Thomas J. Miles and Adam B. Cox: Research on Secure Communities
Secure Communities is the largest cooperative immigration enforcement program in the nation’s history. My co-author Professor Adam B. Cox and I have undertaken a large-scale empirical study of the program: of its goals, its consequences for crime, and its effects on local policing. The first two articles from our study are available below. Additional findings and papers will be available here in the coming months:
Does Immigration Enforcement Reduce Crime? Evidence from “Secure Communities” (download a PDF here)
Thomas J. Miles and Adam B. Cox, forthcoming The Journal of Law and Economics, November 2014
Abstract. Does immigration enforcement reduce crime? Little evidence exists either way—despite the fact that deporting noncitizens who commit crimes has been a central feature of American immigration law since the early twentieth century.
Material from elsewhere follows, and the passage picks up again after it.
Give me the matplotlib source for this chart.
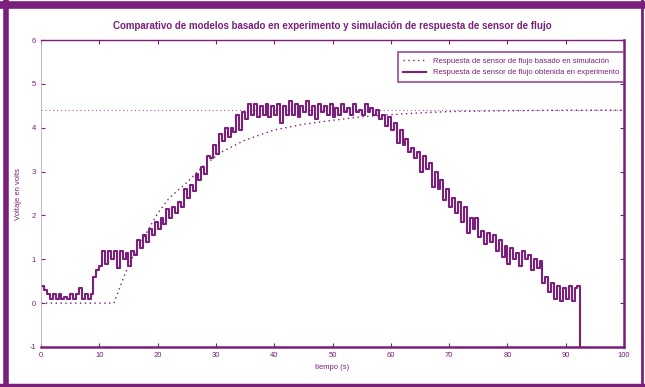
import numpy as np
import matplotlib
matplotlib.use("Agg")
import matplotlib.pyplot as plt
from matplotlib.lines import Line2D

plt.rcParams.update({
    "font.family": ["Liberation Sans", "DejaVu Sans"],
    "axes.unicode_minus": False,
})

PURPLE = "#7a1f7c"
LIGHT = "#c9a3cb"

exp_t = np.arange(0, 93, 0.5)
exp_v = [
    0.4, 0.3, 0.2, 0.1, 0.2, 0.1, 0.2, 0.1, 0.15, 0.1,
    0.2, 0.1, 0.2, 0.35, 0.1, 0.2, 0.1, 0.2, 0.6, 0.75,
    0.85, 1.2, 0.9, 1.2, 1.0, 1.2, 0.8, 1.2, 1.0, 1.15,
    0.85, 1.2, 1.1, 1.45, 1.25, 1.55, 1.4, 1.7, 1.55, 1.85,
    1.7, 1.95, 1.8, 2.15, 1.95, 2.2, 2.05, 2.3, 2.2, 2.6,
    2.4, 2.7, 2.55, 2.95, 2.8, 3.1, 2.95, 3.35, 3.3, 3.6,
    3.4, 3.85, 3.7, 4.0, 3.8, 4.0, 3.9, 4.3, 3.95, 4.35,
    4.2, 4.55, 4.3, 4.55, 4.25, 4.5, 4.3, 4.55, 4.25, 4.5,
    4.3, 4.55, 4.1, 4.5, 4.3, 4.6, 4.3, 4.55, 4.25, 4.5,
    4.35, 4.6, 4.3, 4.5, 4.2, 4.55, 4.35, 4.5, 4.3, 4.55,
    4.25, 4.45, 4.3, 4.55, 4.35, 4.45, 4.3, 4.55, 4.35, 4.4,
    4.3, 4.55, 4.35, 4.45, 4.3, 4.4, 4.2, 4.3, 4.05, 4.25,
    3.95, 4.1, 3.65, 3.95, 3.6, 3.75, 3.45, 3.55, 3.3, 3.45,
    3.0, 3.35, 3.05, 3.2, 2.65, 3.0, 2.6, 2.8, 2.35, 2.6,
    2.2, 2.4, 2.05, 2.3, 1.85, 2.2, 1.6, 1.95, 1.7, 1.95,
    1.5, 1.65, 1.35, 1.6, 1.4, 1.55, 1.2, 1.45, 1.05, 1.3,
    0.9, 1.25, 1.0, 1.15, 0.85, 1.2, 1.0, 1.1, 0.75, 1.0,
    0.8, 0.95, 0.45, 0.6, 0.25, 0.45, 0.1, 0.4, 0.05, 0.35,
    0.1, 0.4, 0.05, 0.35, 0.4, -1.0,
]

# Simulated response
sim_t = [0, 12.5, 13.5, 14.5, 15.5, 17, 18.5, 20, 22, 25, 28, 31, 35, 40,
         45, 50, 55, 60, 65, 70, 80, 90, 100]
sim_v = [0, 0, 0.35, 0.7, 1.0, 1.35, 1.7, 2.05, 2.4, 2.75, 3.15, 3.45, 3.72,
         3.95, 4.08, 4.17, 4.25, 4.3, 4.34, 4.37, 4.39, 4.4, 4.4]

setpoint = 4.4
x_ticks = [0, 10, 20, 30, 40, 50, 60, 70, 80, 90, 100]
y_ticks = [-1, 0, 1, 2, 3, 4, 5, 6]

fig = plt.figure(figsize=(6.45, 3.87), dpi=100)
ax = fig.add_axes([0.0636, 0.1034, 0.904, 0.793])

ax.axhline(setpoint, color=PURPLE, lw=0.8, ls=(0, (1, 2.5)), alpha=0.7)
ax.plot(sim_t, sim_v, color=PURPLE, lw=1.0, ls=(0, (1, 2.5)),
        label="Respuesta de sensor de flujo basado en simulación")
ax.plot(exp_t, exp_v, color=PURPLE, lw=1.5, drawstyle="steps-post",
        label="Respuesta de sensor de flujo obtenida en experimento")

ax.set_xlim(0, 100)
ax.set_ylim(-1, 6)
ax.set_xticks(x_ticks)
ax.set_yticks(y_ticks)
ax.tick_params(direction="in", top=True, right=True, labelsize=5.5,
               colors=PURPLE, length=3, width=0.8)

for side, lw, col in [("left", 0.6, LIGHT), ("top", 1.0, PURPLE),
                      ("right", 1.8, PURPLE), ("bottom", 1.8, PURPLE)]:
    ax.spines[side].set_linewidth(lw)
    ax.spines[side].set_color(col)

ax.set_title("Comparativo de modelos basado en experimento y simulación de "
             "respuesta de sensor de flujo", fontsize=7, color=PURPLE,
             fontweight="bold", pad=8)
ax.set_xlabel("tiempo (s)", fontsize=5.5, color=PURPLE, labelpad=4)
ax.set_ylabel("Voltaje en volts", fontsize=5.5, color=PURPLE, labelpad=5)

leg = ax.legend(loc="upper right", bbox_to_anchor=(1.0, 0.96),
                borderaxespad=0, fontsize=5.5, frameon=True, fancybox=False,
                handlelength=3, labelcolor=PURPLE, borderpad=0.7)
leg.get_frame().set_edgecolor(PURPLE)
leg.get_frame().set_linewidth(1.2)

# outer frame: heavy top and left, thinner right and bottom
for xs, ys, lw in [([0.0, 1.0], [0.987, 0.987], 5.5),
                   ([0.009, 0.009], [0.0, 1.0], 4.0),
                   ([0.996, 0.996], [0.0, 1.0], 2.0),
                   ([0.0, 1.0], [0.006, 0.006], 2.5)]:
    fig.add_artist(Line2D(xs, ys, transform=fig.transFigure,
                          color=PURPLE, lw=lw))

fig.savefig("out.png", dpi=100)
We exploit a natural policy experiment to address the question and, in the process, provide the first empirical assessment of the most important deportation initiative to be rolled out in decades. The policy initiative we study is “Secure Communities,” a program designed to enable the federal government to check the immigration status of every single person arrested for a crime by local police. Before this program, the government checked the immigration status of only a small fraction of arrestees. Since its launch, the program has led to over a quarter of a million detentions. We utilize the staggered rollout of the program across the country to obtain differences-in-differences estimates of its impact on crime rates. We also use unique counts of the detainees from each county and month to estimate the elasticity of crime with respect to detained immigrants. The results show the Secure Communities program has had no observable effect on crime rates. The estimates imply that the marginal immigrant detainee is a less serious offender than the marginal criminal inmate.
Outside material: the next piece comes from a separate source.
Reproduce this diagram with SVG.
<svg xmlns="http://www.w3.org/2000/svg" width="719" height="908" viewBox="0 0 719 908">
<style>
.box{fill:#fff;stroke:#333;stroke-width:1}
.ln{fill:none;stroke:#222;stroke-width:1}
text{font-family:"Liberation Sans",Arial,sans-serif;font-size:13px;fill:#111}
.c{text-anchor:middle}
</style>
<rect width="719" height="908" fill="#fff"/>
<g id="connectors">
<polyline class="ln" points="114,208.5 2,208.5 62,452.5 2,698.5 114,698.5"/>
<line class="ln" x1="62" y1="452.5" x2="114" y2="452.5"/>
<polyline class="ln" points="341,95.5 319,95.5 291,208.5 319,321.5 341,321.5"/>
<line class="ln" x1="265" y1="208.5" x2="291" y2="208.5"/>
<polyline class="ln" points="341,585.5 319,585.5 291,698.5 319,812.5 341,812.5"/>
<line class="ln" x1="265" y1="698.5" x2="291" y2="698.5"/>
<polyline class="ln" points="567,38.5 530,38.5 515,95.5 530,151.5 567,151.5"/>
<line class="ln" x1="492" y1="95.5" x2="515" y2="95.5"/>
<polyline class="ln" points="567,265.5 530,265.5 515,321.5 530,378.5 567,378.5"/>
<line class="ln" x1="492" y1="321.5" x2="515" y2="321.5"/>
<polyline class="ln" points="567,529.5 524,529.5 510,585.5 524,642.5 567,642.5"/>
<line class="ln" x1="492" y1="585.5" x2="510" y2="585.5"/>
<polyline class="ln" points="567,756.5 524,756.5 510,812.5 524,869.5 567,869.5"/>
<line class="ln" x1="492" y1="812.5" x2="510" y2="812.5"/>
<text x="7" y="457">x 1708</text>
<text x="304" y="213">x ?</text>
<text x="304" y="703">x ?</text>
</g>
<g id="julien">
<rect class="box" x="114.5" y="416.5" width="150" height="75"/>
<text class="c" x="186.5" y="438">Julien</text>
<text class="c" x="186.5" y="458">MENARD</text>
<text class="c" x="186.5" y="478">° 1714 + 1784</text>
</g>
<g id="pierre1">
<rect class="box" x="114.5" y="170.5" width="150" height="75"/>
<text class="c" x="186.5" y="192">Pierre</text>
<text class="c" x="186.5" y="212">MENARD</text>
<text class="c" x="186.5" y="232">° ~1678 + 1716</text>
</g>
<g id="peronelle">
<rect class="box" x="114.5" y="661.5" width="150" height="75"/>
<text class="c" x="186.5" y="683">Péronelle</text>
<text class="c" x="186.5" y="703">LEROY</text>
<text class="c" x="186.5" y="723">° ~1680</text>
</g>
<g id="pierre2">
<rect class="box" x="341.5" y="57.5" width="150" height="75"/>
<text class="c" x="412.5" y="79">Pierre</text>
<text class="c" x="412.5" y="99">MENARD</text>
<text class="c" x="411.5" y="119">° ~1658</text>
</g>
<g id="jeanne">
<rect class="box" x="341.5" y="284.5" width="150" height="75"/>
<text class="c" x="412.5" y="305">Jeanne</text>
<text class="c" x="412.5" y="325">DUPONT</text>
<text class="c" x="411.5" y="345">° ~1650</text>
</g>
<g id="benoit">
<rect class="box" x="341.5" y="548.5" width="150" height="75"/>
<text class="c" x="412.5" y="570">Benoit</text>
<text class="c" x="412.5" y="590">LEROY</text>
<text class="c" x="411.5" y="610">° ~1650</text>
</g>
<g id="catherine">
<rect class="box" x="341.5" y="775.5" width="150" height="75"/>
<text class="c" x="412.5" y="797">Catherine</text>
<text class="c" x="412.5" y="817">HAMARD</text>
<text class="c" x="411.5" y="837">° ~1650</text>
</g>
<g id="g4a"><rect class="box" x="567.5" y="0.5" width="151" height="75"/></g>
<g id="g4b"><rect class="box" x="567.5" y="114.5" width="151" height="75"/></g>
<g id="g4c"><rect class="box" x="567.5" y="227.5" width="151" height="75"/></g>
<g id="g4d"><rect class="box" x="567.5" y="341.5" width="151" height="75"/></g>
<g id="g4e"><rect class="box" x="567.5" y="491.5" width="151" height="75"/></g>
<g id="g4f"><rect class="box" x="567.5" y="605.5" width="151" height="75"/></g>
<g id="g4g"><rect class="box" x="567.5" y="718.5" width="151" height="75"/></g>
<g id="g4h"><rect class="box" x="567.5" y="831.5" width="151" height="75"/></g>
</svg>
Policing Immigration (download a PDF here)
Thomas J. Miles and Adam B. Cox, 80 University of Chicago Law Review 87 (2013)
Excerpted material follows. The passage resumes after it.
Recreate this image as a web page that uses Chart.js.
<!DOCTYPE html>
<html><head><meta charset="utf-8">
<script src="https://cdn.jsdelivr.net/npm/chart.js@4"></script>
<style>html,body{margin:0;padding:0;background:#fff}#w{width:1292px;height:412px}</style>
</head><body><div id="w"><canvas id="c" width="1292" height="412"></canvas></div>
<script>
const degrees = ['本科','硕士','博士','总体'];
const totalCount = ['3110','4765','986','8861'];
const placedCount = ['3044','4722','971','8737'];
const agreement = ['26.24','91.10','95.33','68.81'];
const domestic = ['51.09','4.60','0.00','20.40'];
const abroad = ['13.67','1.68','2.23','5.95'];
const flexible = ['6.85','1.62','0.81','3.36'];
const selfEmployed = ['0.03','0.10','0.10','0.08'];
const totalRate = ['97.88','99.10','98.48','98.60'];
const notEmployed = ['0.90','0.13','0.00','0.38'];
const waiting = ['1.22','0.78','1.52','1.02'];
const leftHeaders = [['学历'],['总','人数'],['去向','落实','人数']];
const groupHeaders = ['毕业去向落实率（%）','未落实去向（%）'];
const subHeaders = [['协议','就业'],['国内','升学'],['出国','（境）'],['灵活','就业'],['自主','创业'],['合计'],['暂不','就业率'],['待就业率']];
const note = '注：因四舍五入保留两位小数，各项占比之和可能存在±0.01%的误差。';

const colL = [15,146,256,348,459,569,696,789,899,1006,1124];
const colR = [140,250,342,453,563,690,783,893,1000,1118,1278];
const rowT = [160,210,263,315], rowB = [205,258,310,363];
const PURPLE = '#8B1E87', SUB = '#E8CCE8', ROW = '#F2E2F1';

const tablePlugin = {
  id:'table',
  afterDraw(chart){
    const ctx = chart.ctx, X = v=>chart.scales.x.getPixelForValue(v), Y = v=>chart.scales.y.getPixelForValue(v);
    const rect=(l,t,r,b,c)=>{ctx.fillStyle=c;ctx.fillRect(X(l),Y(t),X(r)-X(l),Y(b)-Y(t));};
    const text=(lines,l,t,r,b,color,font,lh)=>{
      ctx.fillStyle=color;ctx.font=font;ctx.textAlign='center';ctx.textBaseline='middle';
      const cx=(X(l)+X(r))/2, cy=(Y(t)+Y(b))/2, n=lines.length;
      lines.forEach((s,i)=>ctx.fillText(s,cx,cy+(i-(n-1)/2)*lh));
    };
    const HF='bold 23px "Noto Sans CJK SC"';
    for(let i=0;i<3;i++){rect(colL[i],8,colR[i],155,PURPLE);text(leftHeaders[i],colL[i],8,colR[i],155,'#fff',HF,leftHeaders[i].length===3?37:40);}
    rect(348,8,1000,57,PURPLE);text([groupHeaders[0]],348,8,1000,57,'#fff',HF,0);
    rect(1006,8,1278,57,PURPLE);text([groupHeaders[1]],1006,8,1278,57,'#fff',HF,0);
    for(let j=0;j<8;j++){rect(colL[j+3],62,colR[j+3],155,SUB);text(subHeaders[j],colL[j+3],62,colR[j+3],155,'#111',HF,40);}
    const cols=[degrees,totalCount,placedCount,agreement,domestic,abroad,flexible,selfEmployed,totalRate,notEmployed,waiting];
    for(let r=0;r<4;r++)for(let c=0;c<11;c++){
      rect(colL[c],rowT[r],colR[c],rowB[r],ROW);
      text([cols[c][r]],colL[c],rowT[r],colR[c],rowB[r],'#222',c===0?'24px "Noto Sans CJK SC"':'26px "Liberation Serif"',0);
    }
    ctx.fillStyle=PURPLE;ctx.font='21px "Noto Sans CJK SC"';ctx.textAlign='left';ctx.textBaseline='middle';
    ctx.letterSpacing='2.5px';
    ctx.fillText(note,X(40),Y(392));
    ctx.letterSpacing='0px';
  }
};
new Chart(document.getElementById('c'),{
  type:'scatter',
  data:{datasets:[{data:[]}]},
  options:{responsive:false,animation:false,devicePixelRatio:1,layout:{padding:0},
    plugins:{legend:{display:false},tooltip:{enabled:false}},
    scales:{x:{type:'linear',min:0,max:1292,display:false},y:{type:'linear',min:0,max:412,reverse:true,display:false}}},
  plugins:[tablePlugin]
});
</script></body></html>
Abstract. Immigration enforcement is increasingly integrated with local policing. This trend accelerated in 2008 when the federal government launched “Secure Communities,” a program designed to check the immigration status of every person arrested by local police. The government views the program as an innovation that enhances the efficacy of crime control and immigration enforcement, while civil rights groups have decried it as an invitation to racial profiling by local police. This paper uses the pattern of Secure Communities’ rollout to evaluate empirically the role of enforcement discretion—a subject whose study is typically precluded by a lack of data. Constrained by limited resources, the federal government staggered the activation of Secure Communities across counties, rolling the program out over a period of four years. The rollout’s pattern provides a revealing look at the federal government’s priorities in a world where simultaneous nationwide activation was impossible. The data undercut the government’s claims that the program’s central priority was to make communities more secure from crime. Moreover, the fact that early activation in the program correlates strongly with whether a county has a large Hispanic population raises important questions about demographic profiling in immigration enforcement.